America is only a few weeks away from the fourth of July celebrations, and while most Americans love this holiday, the fireworks associated with our midsummer patriotic spectacle is no picnic for pets. If your dog spends late June and early July panicked by fireworks, then this article is for you.
Pets are very good at telling you when they are scared. They hide, cower, shake, pant, drool, have dilated pupils, and often seek comfort from you. Some dogs are destructive when they panic: digging, chewing on things or even themselves, or can put themselves in extreme danger by bolting, trying to run away from the sound. To prevent these problems, desensitize your pet to loud percussive noises by giving treats in a steady stream during fireworks.
This works best on an empty stomach, with a high value treat, like Life’s Abundance tasty rewards training treats, and by giving treats BEFORE your dog shows any signs of fear. You can switch things up by also offering a longer-lasting reward, like buffalo fillets or a bully stick.
Try this inside the house first so your dog isn’t flooded with frightening stimuli. Even better, start before firework season with a recording of firework sounds that you can play at a low volume that you slowly increase over time and remember, a frightened dog won’t take treats.
By doing this, your dog may even get happy and excited when she hears fireworks, knowing that treats are coming. This works best with puppies, but you can also do this with older dogs.

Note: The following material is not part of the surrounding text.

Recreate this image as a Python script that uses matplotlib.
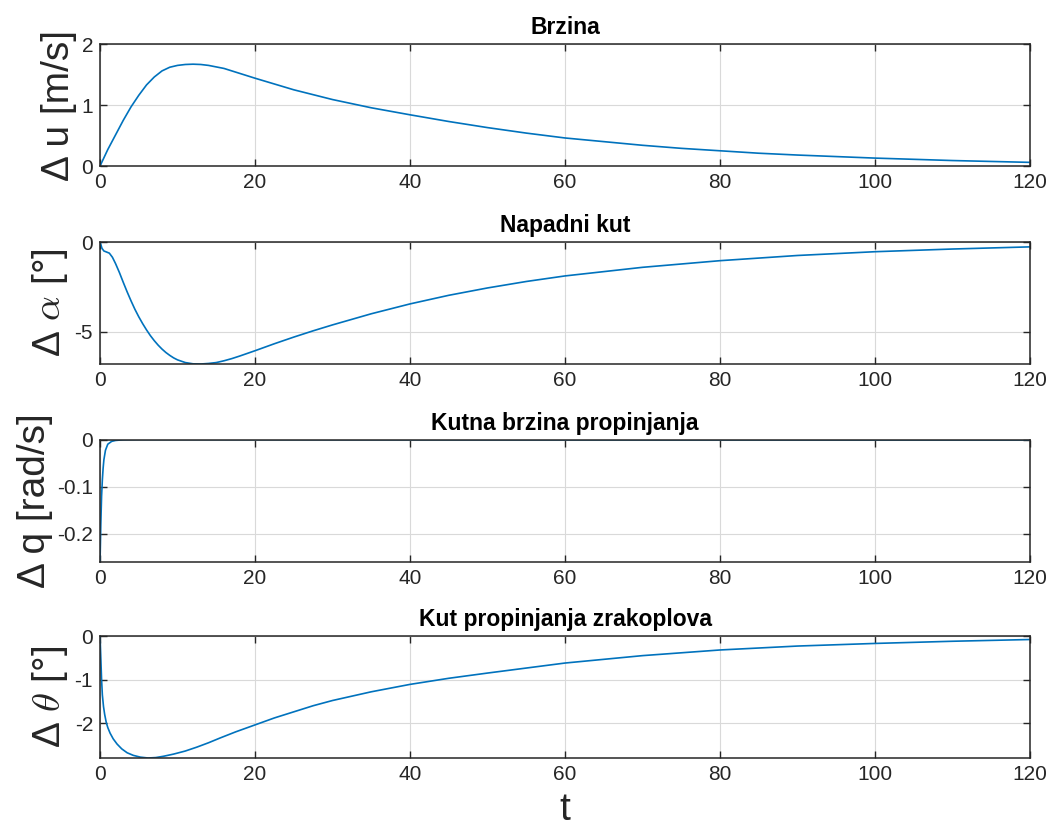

Make sure your pet is secured when you leave her alone during late June and early July. A lot of dogs end up in veterinary hospitals over the fourth for trauma, infectious diseases or trips to the pound that could have been avoided.
Keep your pet indoors during firework season, preferably in an inner, darkened room that is quiet. If you use a crate, then crate your dog when you are away. You can play music to help mask the sound of the fireworks, such as ‘through a dog’s ear’: music that is designed specifically to help calm your canine companion. It can be downloaded off of itunes.
Another good option for fearful canines is a thundershirt. This vest uses pressure to calm dogs, and works like a weighted vest that is used for children with autism. You can purchase thundershirts at a local petstore.
Some dogs are so terrified of fireworks, that veterinarian prescribed anti-anxiety medications, such as alprazolam, are warranted. Two herbal supplements: l-thianine (trade-name Anxitane) and Zylkene are also good options to explore, so ask your veterinarian.
Don’t baby your dog when she is acting fearful: it rewards and reinforces the behavior. Instead, use the techniques outlined above, and help your dog learn how to cope with loud noises.